Though their eyes, the conference was fantastic and, at times, shocking.  Paul explains that he's so used to the ideas he embraces being shunned by his community that seeing them as the mainstream was foreign.  Leah adds that, as far as humanism is concerned, "we've been in a little backwater.  This is everybody; this is what we believe in."  "I love to be in this environment where I am surrounded by likeminded progressive individuals; to not be an outcast because of my beliefs," says Paul.

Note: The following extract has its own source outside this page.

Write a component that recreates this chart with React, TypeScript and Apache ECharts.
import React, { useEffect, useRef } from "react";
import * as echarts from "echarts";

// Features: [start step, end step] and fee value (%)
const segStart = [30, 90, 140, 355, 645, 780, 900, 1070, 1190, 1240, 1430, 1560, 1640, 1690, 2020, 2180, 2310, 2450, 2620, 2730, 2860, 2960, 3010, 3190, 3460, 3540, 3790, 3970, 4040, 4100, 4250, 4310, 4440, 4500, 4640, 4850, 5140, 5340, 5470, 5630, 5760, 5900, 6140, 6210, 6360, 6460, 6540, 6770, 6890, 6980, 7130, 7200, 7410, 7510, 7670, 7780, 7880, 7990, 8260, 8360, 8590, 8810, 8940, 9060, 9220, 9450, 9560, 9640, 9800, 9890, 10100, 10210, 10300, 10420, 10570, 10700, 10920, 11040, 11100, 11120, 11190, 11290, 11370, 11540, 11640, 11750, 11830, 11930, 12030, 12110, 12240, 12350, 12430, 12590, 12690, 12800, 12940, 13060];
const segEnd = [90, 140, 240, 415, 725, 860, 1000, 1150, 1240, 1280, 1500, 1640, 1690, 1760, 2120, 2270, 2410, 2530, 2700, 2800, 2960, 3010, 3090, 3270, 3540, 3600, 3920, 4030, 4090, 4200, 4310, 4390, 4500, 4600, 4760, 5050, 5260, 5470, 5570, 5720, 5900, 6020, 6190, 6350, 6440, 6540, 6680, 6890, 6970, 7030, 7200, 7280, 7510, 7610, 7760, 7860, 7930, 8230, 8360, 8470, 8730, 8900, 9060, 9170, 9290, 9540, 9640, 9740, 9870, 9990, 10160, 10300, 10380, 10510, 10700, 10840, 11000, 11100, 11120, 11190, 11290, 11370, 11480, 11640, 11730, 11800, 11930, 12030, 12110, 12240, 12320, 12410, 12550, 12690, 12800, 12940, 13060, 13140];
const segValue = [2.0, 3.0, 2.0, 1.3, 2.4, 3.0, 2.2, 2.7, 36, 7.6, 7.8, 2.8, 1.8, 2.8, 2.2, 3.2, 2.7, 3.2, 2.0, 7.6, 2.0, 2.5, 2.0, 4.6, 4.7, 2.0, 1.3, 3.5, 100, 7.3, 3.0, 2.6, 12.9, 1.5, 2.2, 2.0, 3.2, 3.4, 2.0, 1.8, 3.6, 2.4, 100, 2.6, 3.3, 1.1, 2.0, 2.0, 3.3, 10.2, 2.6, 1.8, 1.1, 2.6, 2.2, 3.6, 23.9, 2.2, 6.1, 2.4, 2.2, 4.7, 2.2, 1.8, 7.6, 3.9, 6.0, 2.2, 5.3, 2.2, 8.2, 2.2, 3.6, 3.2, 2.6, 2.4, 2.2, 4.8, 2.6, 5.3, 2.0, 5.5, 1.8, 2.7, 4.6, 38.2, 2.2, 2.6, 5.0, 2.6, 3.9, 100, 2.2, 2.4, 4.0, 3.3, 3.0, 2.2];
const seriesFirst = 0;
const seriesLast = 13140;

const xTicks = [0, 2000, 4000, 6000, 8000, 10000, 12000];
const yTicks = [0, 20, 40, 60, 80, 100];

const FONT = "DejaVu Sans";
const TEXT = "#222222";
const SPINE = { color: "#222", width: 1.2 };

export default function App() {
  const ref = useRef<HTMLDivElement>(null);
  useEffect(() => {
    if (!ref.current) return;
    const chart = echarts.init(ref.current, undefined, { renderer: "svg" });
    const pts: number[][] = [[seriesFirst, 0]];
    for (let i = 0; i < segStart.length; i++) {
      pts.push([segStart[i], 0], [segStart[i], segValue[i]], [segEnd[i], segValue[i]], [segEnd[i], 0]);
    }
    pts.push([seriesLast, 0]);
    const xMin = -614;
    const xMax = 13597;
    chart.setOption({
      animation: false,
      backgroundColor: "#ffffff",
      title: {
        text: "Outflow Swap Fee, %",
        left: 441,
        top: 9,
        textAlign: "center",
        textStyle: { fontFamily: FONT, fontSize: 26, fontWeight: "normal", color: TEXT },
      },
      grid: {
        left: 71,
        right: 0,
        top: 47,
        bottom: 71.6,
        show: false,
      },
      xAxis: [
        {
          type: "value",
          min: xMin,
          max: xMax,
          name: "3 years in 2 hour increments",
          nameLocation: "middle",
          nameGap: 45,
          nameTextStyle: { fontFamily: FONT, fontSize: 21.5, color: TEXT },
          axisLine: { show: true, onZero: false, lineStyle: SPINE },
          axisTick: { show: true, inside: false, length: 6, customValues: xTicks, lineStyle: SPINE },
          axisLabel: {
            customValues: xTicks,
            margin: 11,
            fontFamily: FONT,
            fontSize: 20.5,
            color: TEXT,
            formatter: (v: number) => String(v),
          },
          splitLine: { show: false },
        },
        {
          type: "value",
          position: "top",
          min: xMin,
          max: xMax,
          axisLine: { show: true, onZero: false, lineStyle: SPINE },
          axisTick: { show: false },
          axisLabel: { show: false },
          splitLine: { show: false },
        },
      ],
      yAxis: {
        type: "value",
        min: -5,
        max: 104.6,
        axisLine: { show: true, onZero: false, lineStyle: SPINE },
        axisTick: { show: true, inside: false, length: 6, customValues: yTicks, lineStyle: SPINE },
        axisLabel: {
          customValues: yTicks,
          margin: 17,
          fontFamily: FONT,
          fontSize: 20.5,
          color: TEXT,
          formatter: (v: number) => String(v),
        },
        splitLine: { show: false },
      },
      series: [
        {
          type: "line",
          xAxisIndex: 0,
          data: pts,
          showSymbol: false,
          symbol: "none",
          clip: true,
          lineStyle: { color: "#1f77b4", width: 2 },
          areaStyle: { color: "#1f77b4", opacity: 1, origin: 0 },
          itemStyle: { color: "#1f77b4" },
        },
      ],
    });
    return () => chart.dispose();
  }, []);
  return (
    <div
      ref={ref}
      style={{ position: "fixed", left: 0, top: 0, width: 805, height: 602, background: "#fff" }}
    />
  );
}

That backwater Leah mentioned is a small group of freethinkers deep in New York City, isolated from other groups or larger umbrella organizations.  They feel isolated from the entire movement, and a lot of their members have gone through a lot of extremes to get where they are today.  Rabbi Sherwin T. Wine, a speaker at the conference, had made a joking reference to humanists as being "scarred" by religion.  But Leah says that in their case, it is neither a joke nor an exaggeration.  "Some of us have been literally tortured, and have gone through really painful situations because of our beliefs."  She points out that there are a lot of people at the conference with a similar background, and that being called "wounded" by fellow humanists isn't a nice feeling.

Paul describes his schooling as an example.  "I went to a school where I would get slapped pretty badly if I spoke anything but Yiddish – a specific dialect.  If I spoke another dialect (which, he later admits, he sometimes deliberately did), I would get slapped."  For him, the language has a lot of associations.  Leah brought up the music by the Yiddish Community Chorus of the Workmen's Circle at the ceremony for Salman Rushdie the previous evening.  "It brought me to tears. Yiddish is a language that represents a lot of chauvinism and repressions, so to hear it as this sort of refuge was like 'What's going on?'"

Paul found a touching moment in Rushdie's reading from Shalimar the Clown.  The main character has been declared dead by her village and is being treated as such.  She shouts out, asking if a dead person can get food and shelter from a storm, and Paul says that those questions rang with him.  "There have been times when I have felt dead to my family."    He admits that his family cannot rise above their tradition in the same way that the main character's family could not either.  He finishes, "It was really touching to hear someone else yell out those same things."